Work to be completed »
Set down only those lines that fall from the line containing "Output the Python" through the line containing "va='center', fontsize=9.5, color='#404040')", unchanged and without pictures.
^^^^
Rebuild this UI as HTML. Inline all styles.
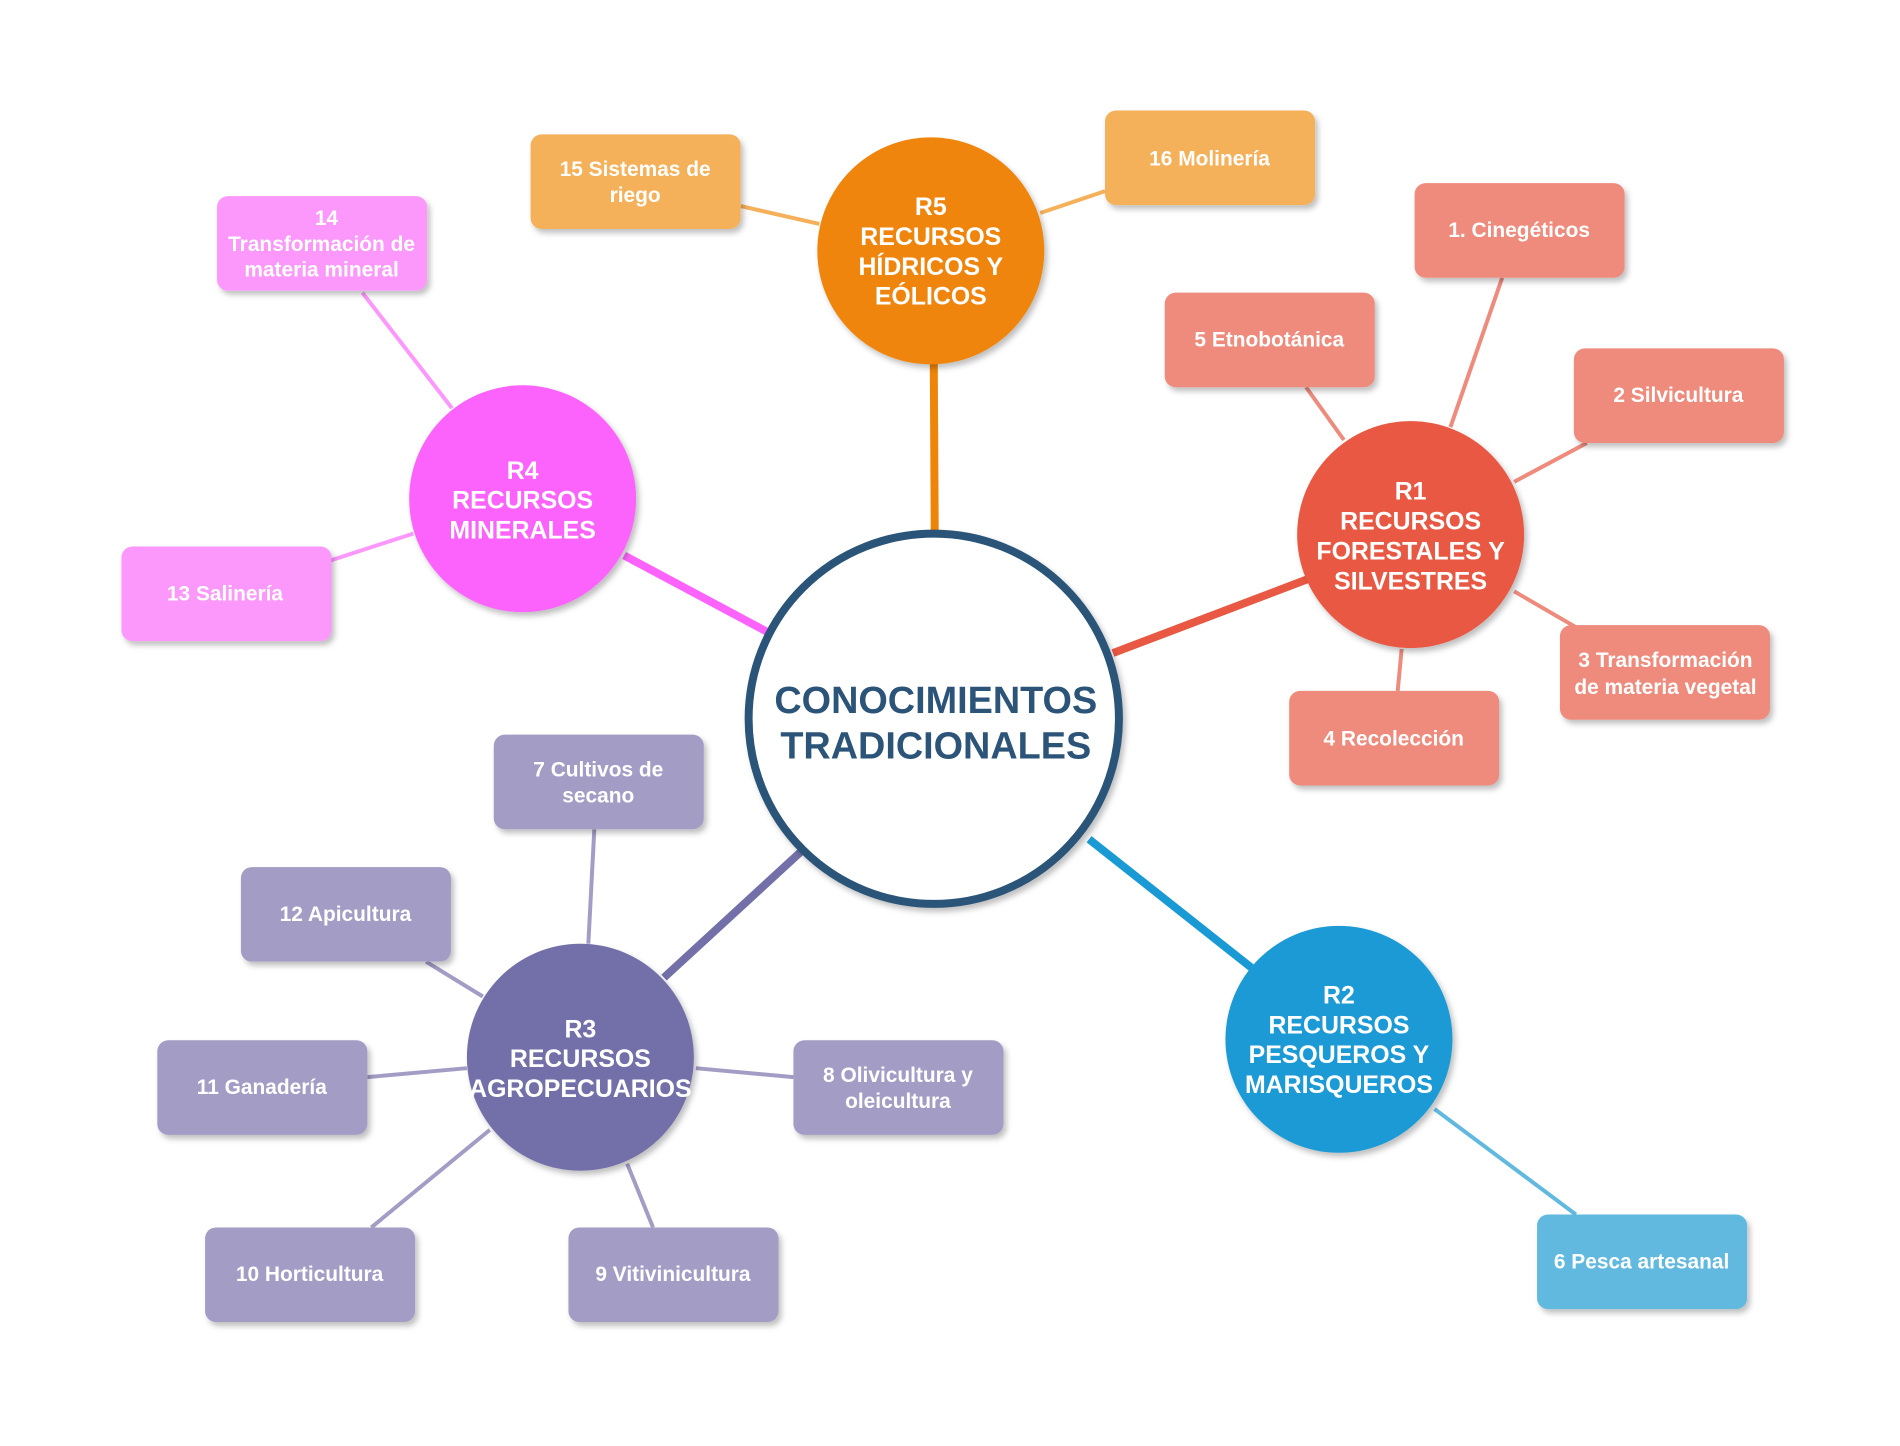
<!DOCTYPE html>
<html><head><meta charset="utf-8"><style>
html,body{margin:0;padding:0;background:#fff}
svg{display:block}
text{font-family:"Liberation Sans",Arial,sans-serif;font-weight:bold;text-anchor:middle}
.b{fill:#fff;font-size:21px}
.r{fill:#fff;font-size:25px}
</style></head><body>
<svg width="1900" height="1446" viewBox="0 0 1900 1446" xmlns="http://www.w3.org/2000/svg">
<defs>
<filter id="s" x="-20%" y="-20%" width="140%" height="150%"><feDropShadow dx="3" dy="4" stdDeviation="3" flood-color="#000" flood-opacity="0.25"/></filter>
</defs>
<g transform="scale(0.9955)">
<g stroke-width="8" stroke-linecap="butt">
<line x1="938" y1="365" x2="939" y2="540" stroke="#ef8508"/>
<line x1="627" y1="558" x2="773" y2="636" stroke="#fc63fc"/>
<line x1="1313" y1="582" x2="1118" y2="656" stroke="#e85843"/>
<line x1="667" y1="982" x2="804" y2="856" stroke="#7370a9"/>
<line x1="1257" y1="972" x2="1094" y2="843" stroke="#1a9ad5"/>
</g>
<g stroke-width="4">
<g stroke="#f5b05a">
<line x1="823" y1="225" x2="744" y2="207"/>
<line x1="1045" y1="214" x2="1110" y2="192"/>
</g>
<g stroke="#fc98fc">
<line x1="454" y1="410" x2="364" y2="294"/>
<line x1="415" y1="536" x2="332" y2="563"/>
</g>
<g stroke="#ee8b7d">
<line x1="1457" y1="429" x2="1509" y2="279"/>
<line x1="1350" y1="442" x2="1312" y2="389"/>
<line x1="1521" y1="484" x2="1594" y2="445"/>
<line x1="1521" y1="594" x2="1583" y2="630"/>
<line x1="1408" y1="652" x2="1404" y2="694"/>
</g>
<g stroke="#a39dc6">
<line x1="591" y1="948" x2="597" y2="833"/>
<line x1="485" y1="1001" x2="428" y2="966"/>
<line x1="469" y1="1073" x2="369" y2="1082"/>
<line x1="699" y1="1073" x2="797" y2="1082"/>
<line x1="492" y1="1135" x2="373" y2="1233"/>
<line x1="630" y1="1169" x2="656" y2="1233"/>
</g>
<line x1="1441" y1="1114" x2="1583" y2="1220" stroke="#62b9e0"/>
</g>
<circle cx="938" cy="722" r="186" fill="#fff" stroke="#2b5478" stroke-width="8" filter="url(#s)"/>
<text x="940" y="716" fill="#2b5478" font-size="38">CONOCIMIENTOS</text>
<text x="940" y="762" fill="#2b5478" font-size="38">TRADICIONALES</text>
<g filter="url(#s)">
<circle cx="935" cy="252" r="114" fill="#ef8508"/>
<circle cx="525" cy="501" r="114" fill="#fc63fc"/>
<circle cx="1417" cy="537" r="114" fill="#e85843"/>
<circle cx="583" cy="1062" r="114" fill="#7370a9"/>
<circle cx="1345" cy="1044" r="114" fill="#1a9ad5"/>
</g>
<text class="r" x="935" y="216">R5</text>
<text class="r" x="935" y="246">RECURSOS</text>
<text class="r" x="935" y="276">HÍDRICOS Y</text>
<text class="r" x="935" y="306">EÓLICOS</text>
<text class="r" x="525" y="481">R4</text>
<text class="r" x="525" y="511">RECURSOS</text>
<text class="r" x="525" y="541">MINERALES</text>
<text class="r" x="1417" y="502">R1</text>
<text class="r" x="1417" y="532">RECURSOS</text>
<text class="r" x="1417" y="562">FORESTALES Y</text>
<text class="r" x="1417" y="592">SILVESTRES</text>
<text class="r" x="583" y="1042">R3</text>
<text class="r" x="583" y="1072">RECURSOS</text>
<text class="r" x="583" y="1102">AGROPECUARIOS</text>
<text class="r" x="1345" y="1008">R2</text>
<text class="r" x="1345" y="1038">RECURSOS</text>
<text class="r" x="1345" y="1068">PESQUEROS Y</text>
<text class="r" x="1345" y="1098">MARISQUEROS</text>
<g filter="url(#s)">
<rect x="533" y="135" width="211" height="95" rx="11" fill="#f5b05a"/>
<rect x="1110" y="111" width="211" height="95" rx="11" fill="#f5b05a"/>
<rect x="218" y="197" width="211" height="95" rx="11" fill="#fc98fc"/>
<rect x="122" y="549" width="211" height="95" rx="11" fill="#fc98fc"/>
<rect x="1421" y="184" width="211" height="95" rx="11" fill="#ee8b7d"/>
<rect x="1170" y="294" width="211" height="95" rx="11" fill="#ee8b7d"/>
<rect x="1581" y="350" width="211" height="95" rx="11" fill="#ee8b7d"/>
<rect x="1567" y="628" width="211" height="95" rx="11" fill="#ee8b7d"/>
<rect x="1295" y="694" width="211" height="95" rx="11" fill="#ee8b7d"/>
<rect x="496" y="738" width="211" height="95" rx="11" fill="#a39dc6"/>
<rect x="242" y="871" width="211" height="95" rx="11" fill="#a39dc6"/>
<rect x="158" y="1045" width="211" height="95" rx="11" fill="#a39dc6"/>
<rect x="797" y="1045" width="211" height="95" rx="11" fill="#a39dc6"/>
<rect x="206" y="1233" width="211" height="95" rx="11" fill="#a39dc6"/>
<rect x="571" y="1233" width="211" height="95" rx="11" fill="#a39dc6"/>
<rect x="1544" y="1220" width="211" height="95" rx="11" fill="#62b9e0"/>
</g>
<text class="b" x="638" y="177">15 Sistemas de</text>
<text class="b" x="638" y="203">riego</text>
<text class="b" x="1215" y="166">16 Molinería</text>
<text class="b" x="328" y="226">14</text>
<text class="b" x="323" y="252">Transformación de</text>
<text class="b" x="323" y="278">materia mineral</text>
<text class="b" x="226" y="603">13 Salinería</text>
<text class="b" x="1526" y="238">1. Cinegéticos</text>
<text class="b" x="1275" y="348">5 Etnobotánica</text>
<text class="b" x="1686" y="404">2 Silvicultura</text>
<text class="b" x="1673" y="670">3 Transformación</text>
<text class="b" x="1673" y="697">de materia vegetal</text>
<text class="b" x="1400" y="749">4 Recolección</text>
<text class="b" x="601" y="780">7 Cultivos de</text>
<text class="b" x="601" y="806">secano</text>
<text class="b" x="347" y="925">12 Apicultura</text>
<text class="b" x="263" y="1099">11 Ganadería</text>
<text class="b" x="902" y="1087">8 Olivicultura y</text>
<text class="b" x="902" y="1113">oleicultura</text>
<text class="b" x="311" y="1287">10 Horticultura</text>
<text class="b" x="676" y="1287">9 Vitivinicultura</text>
<text class="b" x="1649" y="1274">6 Pesca artesanal</text>
</g>
</svg>
</body></html>
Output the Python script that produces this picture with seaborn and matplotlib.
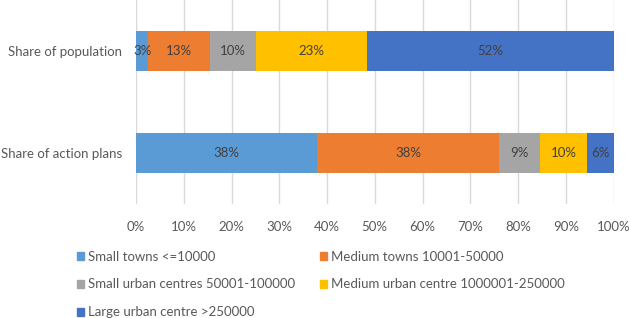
import pandas as pd
import matplotlib.pyplot as plt
import seaborn as sns
from matplotlib.patches import Patch

# Data (percent)
categories = ['Share of population', 'Share of action plans']
groups = ['Small towns <=10000', 'Medium towns 10001-50000',
          'Small urban centres 50001-100000', 'Medium urban centre 1000001-250000',
          'Large urban centre >250000']
population = [2.6, 12.9, 9.7, 23.1, 51.7]
action_plans = [38.0, 38.1, 8.6, 9.7, 5.6]
colors = ['#5B9BD5', '#ED7D31', '#A5A5A5', '#FFC000', '#4472C4']

df = pd.DataFrame({'group': groups * 2,
                   'category': [categories[0]] * 5 + [categories[1]] * 5,
                   'value': population + action_plans})
df['left'] = df.groupby('category')['value'].cumsum() - df['value']

sns.set_style('white')
plt.rcParams['font.family'] = ['Lato', 'DejaVu Sans']

fig = plt.figure(figsize=(6.29, 3.18), dpi=100)
ax = fig.add_axes([136 / 629, 1 - 204 / 318, 477.5 / 629, 204 / 318])

# stacked horizontal bars, one seaborn call per segment group
for g, c in zip(groups, colors):
    sub = df[df['group'] == g]
    sns.barplot(data=sub, x='value', y='category', left=sub['left'].values,
                color=c, width=0.4, orient='h', ax=ax, order=categories,
                saturation=1, linewidth=0)

for cont in ax.containers:
    for bar in cont:
        w = bar.get_width()
        ax.text(bar.get_x() + w / 2, bar.get_y() + bar.get_height() / 2,
                f'{w:.0f}%', ha='center', va='center', fontsize=9.5, color='#404040')

ax.set_xlim(0, 100)
ax.set_ylim(1.5, -0.5)
ax.set_xticks(range(0, 101, 10))
ax.set_xticklabels([f'{t}%' for t in range(0, 101, 10)])
ax.xaxis.grid(True, color='#D9D9D9', linewidth=1)
ax.set_axisbelow(True)
for s in ax.spines.values():
    s.set_visible(False)
ax.tick_params(axis='x', length=0, pad=12.5, labelsize=9.5, labelcolor='#595959')
ax.tick_params(axis='y', length=0, pad=10, labelsize=9.5, labelcolor='#595959')
ax.set_xlabel('')
ax.set_ylabel('')

# legend filled row by row like the original (matplotlib fills by column)
handles = [Patch(color=c) for c in colors]
order = [0, 2, 4, 1, 3]
fig.legend([handles[i] for i in order], [groups[i] for i in order],
           loc='upper left', bbox_to_anchor=(70 / 629, 1 - 244 / 318), ncol=2,
           frameon=False, fontsize=9.5, labelcolor='#595959',
           handlelength=0.55, handleheight=0.55, handletextpad=0.3,
           columnspacing=1.9, labelspacing=1.2, borderpad=0)

plt.savefig('out.png', dpi=100)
^^^^
Task output »
Output the Python script that produces this picture with seaborn and matplotlib.
import pandas as pd
import matplotlib.pyplot as plt
import seaborn as sns
from matplotlib.patches import Patch

# Data (percent)
categories = ['Share of population', 'Share of action plans']
groups = ['Small towns <=10000', 'Medium towns 10001-50000',
          'Small urban centres 50001-100000', 'Medium urban centre 1000001-250000',
          'Large urban centre >250000']
population = [2.6, 12.9, 9.7, 23.1, 51.7]
action_plans = [38.0, 38.1, 8.6, 9.7, 5.6]
colors = ['#5B9BD5', '#ED7D31', '#A5A5A5', '#FFC000', '#4472C4']

df = pd.DataFrame({'group': groups * 2,
                   'category': [categories[0]] * 5 + [categories[1]] * 5,
                   'value': population + action_plans})
df['left'] = df.groupby('category')['value'].cumsum() - df['value']

sns.set_style('white')
plt.rcParams['font.family'] = ['Lato', 'DejaVu Sans']

fig = plt.figure(figsize=(6.29, 3.18), dpi=100)
ax = fig.add_axes([136 / 629, 1 - 204 / 318, 477.5 / 629, 204 / 318])

# stacked horizontal bars, one seaborn call per segment group
for g, c in zip(groups, colors):
    sub = df[df['group'] == g]
    sns.barplot(data=sub, x='value', y='category', left=sub['left'].values,
                color=c, width=0.4, orient='h', ax=ax, order=categories,
                saturation=1, linewidth=0)

for cont in ax.containers:
    for bar in cont:
        w = bar.get_width()
        ax.text(bar.get_x() + w / 2, bar.get_y() + bar.get_height() / 2,
                f'{w:.0f}%', ha='center', va='center', fontsize=9.5, color='#404040')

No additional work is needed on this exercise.